After displaying their canoes and dreams to members of the community, each participant releases their vessel in the river nearest their town, sending it on its journey to the sea. Student involvement does not end there, however. Each canoe is equipped with information to track its whereabouts, using our web application at Citizens who find a canoe downstream will be encouraged to follow the instructions on the canoe to log the geographic location where it was found and then release it back into the water in a place where it has a good chance to continue its journey downriver.

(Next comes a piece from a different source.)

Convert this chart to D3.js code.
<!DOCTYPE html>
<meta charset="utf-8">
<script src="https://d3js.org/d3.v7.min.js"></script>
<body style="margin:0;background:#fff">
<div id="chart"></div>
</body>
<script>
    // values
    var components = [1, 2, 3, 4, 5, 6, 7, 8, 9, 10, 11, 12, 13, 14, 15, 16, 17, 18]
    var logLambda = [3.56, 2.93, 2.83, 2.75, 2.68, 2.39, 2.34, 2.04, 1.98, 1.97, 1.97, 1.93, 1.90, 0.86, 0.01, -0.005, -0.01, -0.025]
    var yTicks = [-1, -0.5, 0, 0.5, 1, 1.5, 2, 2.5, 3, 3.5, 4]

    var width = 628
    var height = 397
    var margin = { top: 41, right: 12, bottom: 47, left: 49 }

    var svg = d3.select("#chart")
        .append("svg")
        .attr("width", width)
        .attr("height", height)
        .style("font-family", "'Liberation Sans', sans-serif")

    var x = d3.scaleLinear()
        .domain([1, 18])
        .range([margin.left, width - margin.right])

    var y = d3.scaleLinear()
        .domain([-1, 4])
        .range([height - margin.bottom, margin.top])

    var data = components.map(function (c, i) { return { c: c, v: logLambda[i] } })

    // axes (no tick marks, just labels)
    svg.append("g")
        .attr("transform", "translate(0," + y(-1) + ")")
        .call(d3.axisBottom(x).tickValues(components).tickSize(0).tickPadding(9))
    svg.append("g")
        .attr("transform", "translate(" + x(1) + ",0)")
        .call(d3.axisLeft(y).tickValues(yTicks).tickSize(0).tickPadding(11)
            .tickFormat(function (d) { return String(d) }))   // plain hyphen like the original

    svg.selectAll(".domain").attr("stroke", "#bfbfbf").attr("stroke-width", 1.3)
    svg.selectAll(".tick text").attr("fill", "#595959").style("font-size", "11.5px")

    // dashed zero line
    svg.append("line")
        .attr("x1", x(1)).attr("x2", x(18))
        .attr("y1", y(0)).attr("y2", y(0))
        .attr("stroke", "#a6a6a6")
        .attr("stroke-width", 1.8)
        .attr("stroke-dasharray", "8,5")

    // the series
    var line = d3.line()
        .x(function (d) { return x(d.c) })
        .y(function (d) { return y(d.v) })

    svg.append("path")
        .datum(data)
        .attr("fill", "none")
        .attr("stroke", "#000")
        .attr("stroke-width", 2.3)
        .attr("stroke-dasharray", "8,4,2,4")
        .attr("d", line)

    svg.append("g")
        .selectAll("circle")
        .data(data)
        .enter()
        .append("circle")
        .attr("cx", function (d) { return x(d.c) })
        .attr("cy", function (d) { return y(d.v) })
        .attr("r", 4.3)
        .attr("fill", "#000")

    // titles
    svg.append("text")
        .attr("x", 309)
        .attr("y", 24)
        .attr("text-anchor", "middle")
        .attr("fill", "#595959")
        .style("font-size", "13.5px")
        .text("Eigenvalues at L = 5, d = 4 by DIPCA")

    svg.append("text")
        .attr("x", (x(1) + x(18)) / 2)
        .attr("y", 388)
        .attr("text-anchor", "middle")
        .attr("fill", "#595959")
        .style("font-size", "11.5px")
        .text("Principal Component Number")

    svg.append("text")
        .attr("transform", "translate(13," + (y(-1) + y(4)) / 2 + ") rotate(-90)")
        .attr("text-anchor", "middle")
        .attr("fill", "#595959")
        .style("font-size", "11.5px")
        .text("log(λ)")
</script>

Each student will be able to access a page online to keep tabs on their canoe’s progress, including a map showing locations where it was found and (if provided) a message from the discoverers. If they wish, students can continue tracking the canoe during the summer months at home. In addition, teachers will be able to access a page showing the progress of all canoes launched by the class. Communities downstream and along the Red River will be notified through news releases to look for the canoes and keep them moving down the river.